次のようにインデックスに欠損が無いDataFrameを別に作ってインデックスをコピーする方が、コードがシンプルだし、考慮すべきことが少なくて楽だが、これだとプログラムの動作が冗長である。

In [5]:

df_all = df.pivot_table(index='range', columns='area', aggfunc='size', fill_value=0)
df_positive = df[df.positive == True].pivot_table(index='range', columns='area', aggfunc='size', fill_value=0)
df_positive = df_positive.reindex(index=df_all.index, fill_value=0)
df_positive

Out [5]:

area	京都	大阪	奈良
range
5歳未満	0	0	0
5歳以上	2	2	2
10歳以上	0	4	3
15歳以上	2	2	1

pivot_tableしてからreindexするのではなく、pivot_tableでインデックスに欠損を生じないようにできないかと思って調べると、dropnaという引数があり、次のように aggfunc='count', dropna=False とすればできることがわかった。

In [6]:

df_positive = df[df.positive == True].pivot_table(index='range', columns='area', values='positive', aggfunc='count', fill_value=0, dropna=False)
df_positive

Out [6]:

area	京都	大阪	奈良
range
5歳未満	0	0	0
5歳以上	2	2	2
10歳以上	0	4	3
15歳以上	2	2	1

しかし、 aggfunc='size' とすると、 dropna=False が効かなかった。

In [7]:

df_positive = df[df.positive == True].pivot_table(index='range', columns='area', aggfunc='size', fill_value=0, dropna=False)
df_positive

Out [7]:

area	京都	大阪	奈良
range
5歳以上	2	2	2
10歳以上	0	4	3
15歳以上	2	2	1

aggfunc='count' にするにはvaluesで無駄に1列指定しないといけないし、indexとcolumnにする2列しか無くて他に列が残ってない時はやりようが無いので、諦めていつも aggfunc='size' とするようにしているのだが、 aggfunc='size' と dropna=False が両立しないというのは面倒である。
しかも、aggfunc='size' と dropna=False が両立しないのは理屈がわからないので困る。筆者にはバグにしか思えない。

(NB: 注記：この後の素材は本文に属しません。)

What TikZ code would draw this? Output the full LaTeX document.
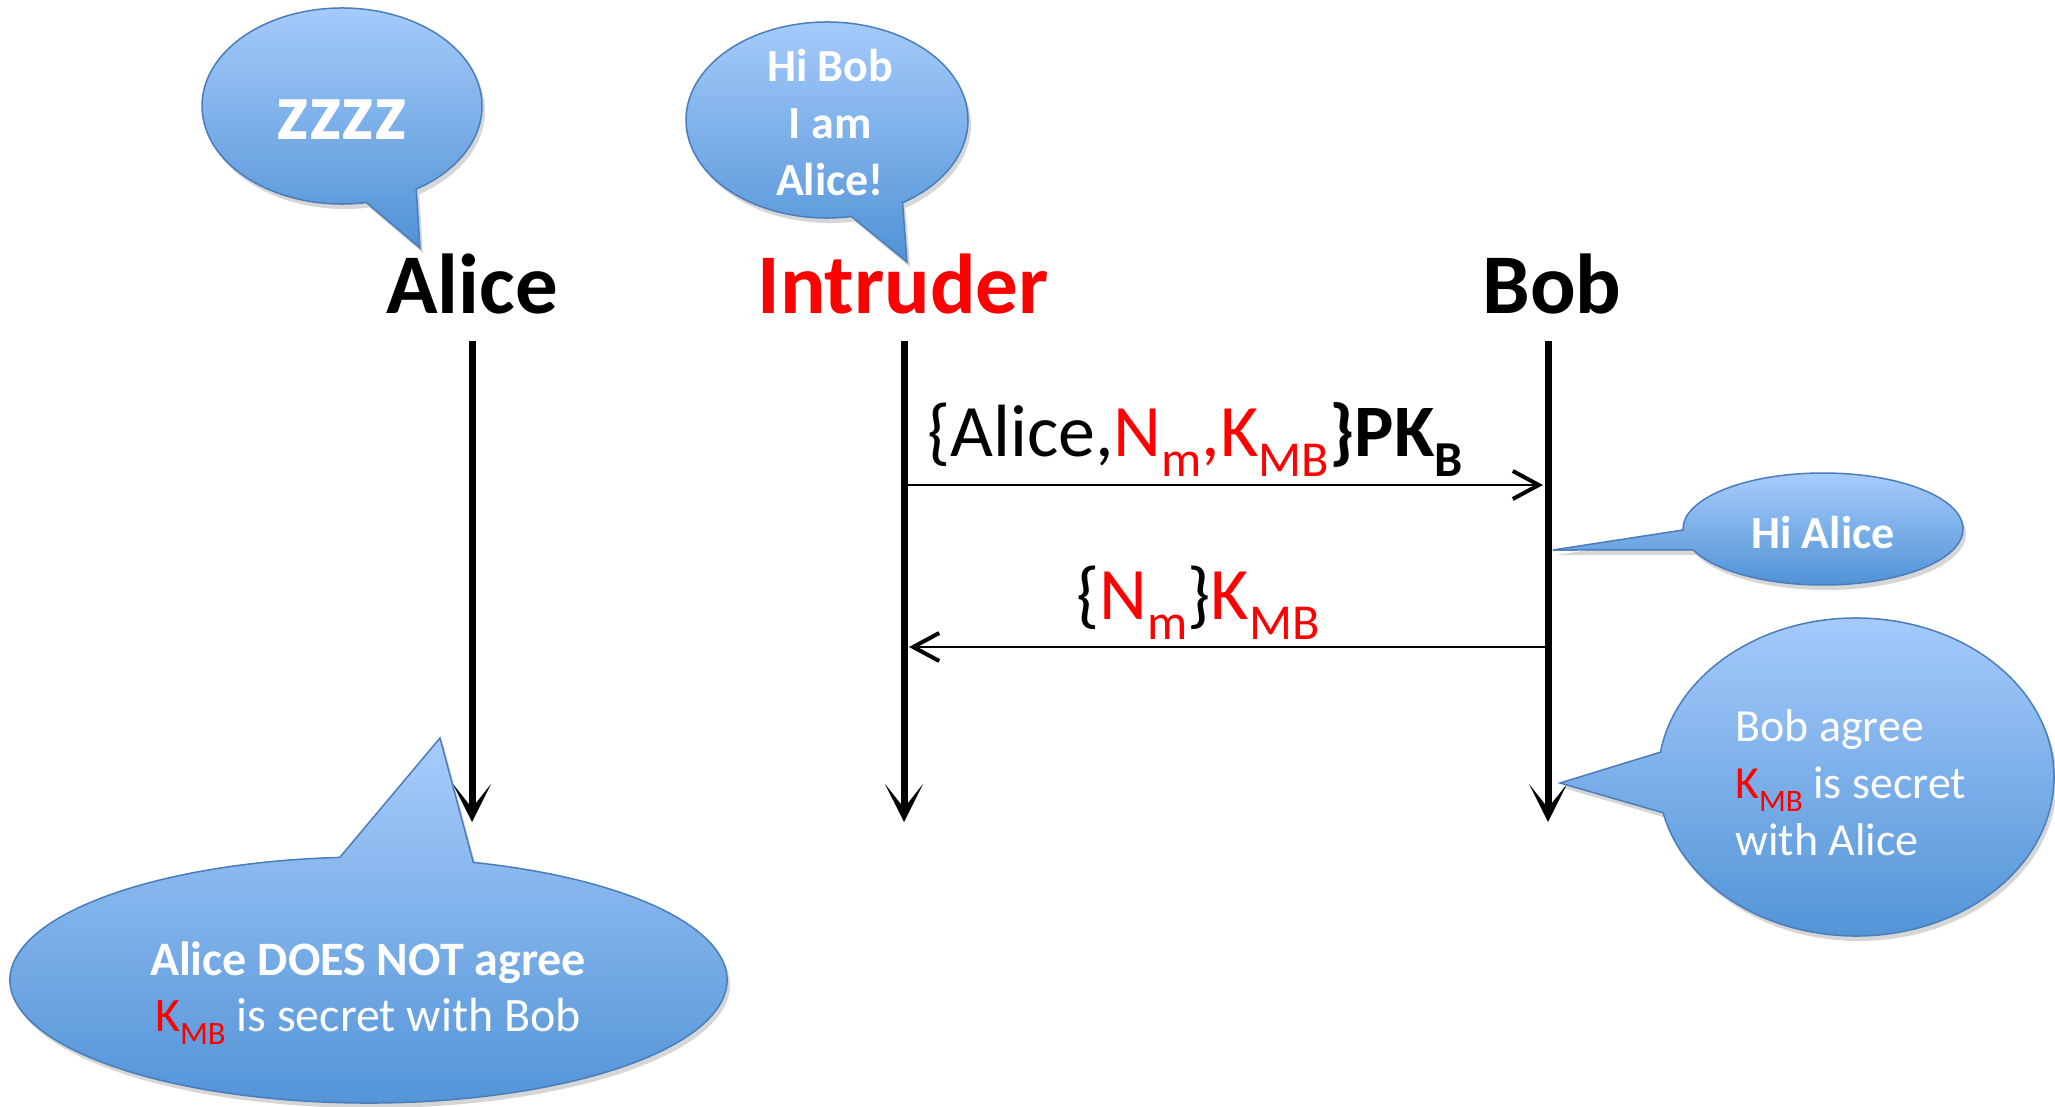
\documentclass[tikz,border=0pt]{standalone}
\usepackage{fontspec}
\setmainfont{Carlito}
\usepackage{graphicx}
\usetikzlibrary{arrows.meta}
\definecolor{bubtop}{RGB}{168,204,252}
\definecolor{bubbot}{RGB}{80,146,214}
\definecolor{bubline}{RGB}{74,126,187}
\definecolor{keyred}{RGB}{255,0,0}
\newcommand\lsub[1]{\raisebox{-0.28em}{\scalebox{0.68}{#1}}}
% speech bubble outline: cx, cy, rx, ry, angle a (base before tip), angle b (base after tip), tip x, tip y
\newcommand\speechpath[8]{(#1,#2) ++(#6:#3 and #4) arc[start angle=#6, end angle=#5+360, x radius=#3, y radius=#4] -- (#7,#8) -- cycle}
\begin{document}
\begin{tikzpicture}[x=1pt,y=-1pt,
  bubble/.style={draw=bubline, line width=1.5pt, top color=bubtop, bottom color=bubbot},
  bshadow/.style={fill=black, opacity=0.16},
  lifeline/.style={line width=7pt, -{Stealth[length=38pt,width=38pt,inset=24pt]}},
  msg/.style={line width=2pt, -{Straight Barb[length=26pt,width=28pt,line width=4pt]}},
  actor/.style={font=\fontsize{85}{90}\selectfont\bfseries, inner sep=0pt, anchor=base},
  msgtext/.style={font=\fontsize{74}{80}\selectfont, inner sep=0pt, anchor=base},
  btext/.style={text=white, inner sep=0pt},
]
\fill[white] (0,0) rectangle (2055,1107);
\useasboundingbox (0,0) rectangle (2055,1107);

% shadows
\begin{scope}[transform canvas={xshift=3pt,yshift=-5pt}]
  \fill[bshadow] \speechpath{342}{106}{140}{98}{58}{80}{420}{248};
  \fill[bshadow] \speechpath{827}{120}{141}{98}{57.6}{80}{907}{262};
  \fill[bshadow] \speechpath{1823}{529}{140}{56}{158}{179}{1553}{550};
  \fill[bshadow] \speechpath{1856}{777}{198}{159}{167}{189}{1560}{783};
  \fill[bshadow] \speechpath{368.5}{980}{358.5}{123}{265.4}{287}{440}{738};
\end{scope}

% actors
\node[actor] (alice) at (472,313) {Alice};
\node[actor, text=keyred] (intruder) at (903,313) {Intruder};
\node[actor] (bob) at (1552,313) {Bob};

% lifelines
\coordinate (aTop) at (472,341);
\coordinate (aEnd) at (472,822);
\coordinate (iTop) at (904,341);
\coordinate (iEnd) at (904,822);
\coordinate (bTop) at (1548,341);
\coordinate (bEnd) at (1548,822);
\draw[lifeline] (aTop) -- (aEnd);
\draw[lifeline] (iTop) -- (iEnd);
\draw[lifeline] (bTop) -- (bEnd);

% messages
\coordinate (m1s) at (907,485);
\coordinate (m1e) at (1543,485);
\coordinate (m2s) at (1545,647);
\coordinate (m2e) at (909,647);
\draw[msg] (m1s) -- (m1e);
\draw[msg] (m2s) -- (m2e);
\node[msgtext] (m1lab) at (1195,456) {\{Alice,\textcolor{keyred}{N\lsub{m},K\lsub{MB}}\textbf{\}PK\lsub{B}}};
\node[msgtext] (m2lab) at (1198,619) {\{\textcolor{keyred}{N\lsub{m}}\}\textcolor{keyred}{K\lsub{MB}}};

% bubbles
\path[bubble] \speechpath{342}{106}{140}{98}{58}{80}{420}{248};
\path[bubble] \speechpath{827}{120}{141}{98}{57.6}{80}{907}{262};
\path[bubble] \speechpath{1823}{529}{140}{56}{158}{179}{1553}{550};
\path[bubble] \speechpath{1856}{777}{198}{159}{167}{189}{1560}{783};
\path[bubble] \speechpath{368.5}{980}{358.5}{123}{265.4}{287}{440}{738};

% bubble texts
\node[btext, font=\fontsize{82}{82}\selectfont\bfseries, anchor=base] (zzz) at (342,140) {zzzz};
\node[btext, font=\fontsize{46}{57}\selectfont\bfseries, align=center] (hibob) at (830,123) {Hi Bob\\I am\\Alice!};
\node[btext, font=\fontsize{46}{57}\selectfont\bfseries, anchor=base] (hialice) at (1823,548) {Hi Alice};
\node[btext, font=\fontsize{46}{57}\selectfont, align=left, anchor=north west] (bobagree) at (1735,709) {Bob agree\\\textcolor{keyred}{K\lsub{MB}} is secret\\with Alice};
\node[btext, font=\fontsize{48}{56}\selectfont, align=center] (alicenot) at (368,993) {\textbf{Alice DOES NOT agree}\\\textcolor{keyred}{K\lsub{MB}} is secret with Bob};
\end{tikzpicture}
\end{document}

なお、この記事で使用したサンプルデータは、今話題のウィルスとは一切無関係である。

【2020/5/4 追記】
以上はPandasのバージョン0.25.3で起こっていたことだが、1.0.3でやってみるとpivot_table(aggfunc='size')の動作が変わっており、最初のコードで陽性の5歳未満の行が抜けなくなった。今度はaggfunc='size' と dropna=True が両立しなくなったようだ。
次のようにfill_value=0を外しても、0.25.3及びaggfunc='count'ならNaNになる所が0になるので、aggfunc='size'だとNaNが生じない（従ってdropもされない）ように変わったようだ。

In [8]:

df_positive = df[df.positive == True].pivot_table(index='range', columns='area', aggfunc='size')
df_positive

Out [8]:

area	京都	大阪	奈良
range
5歳未満	0	0	0
5歳以上	2	2	2
10歳以上	0	4	3
15歳以上	2	2	1

PandasのRelease NotesやGitHubのIssuesを探しても、なぜこのように動作が変わったのかわからなかったし、pandas 1.0.3 documentationのpandas.pivot_tableの所を読んでも、それが仕様なのかどうかわからなかった。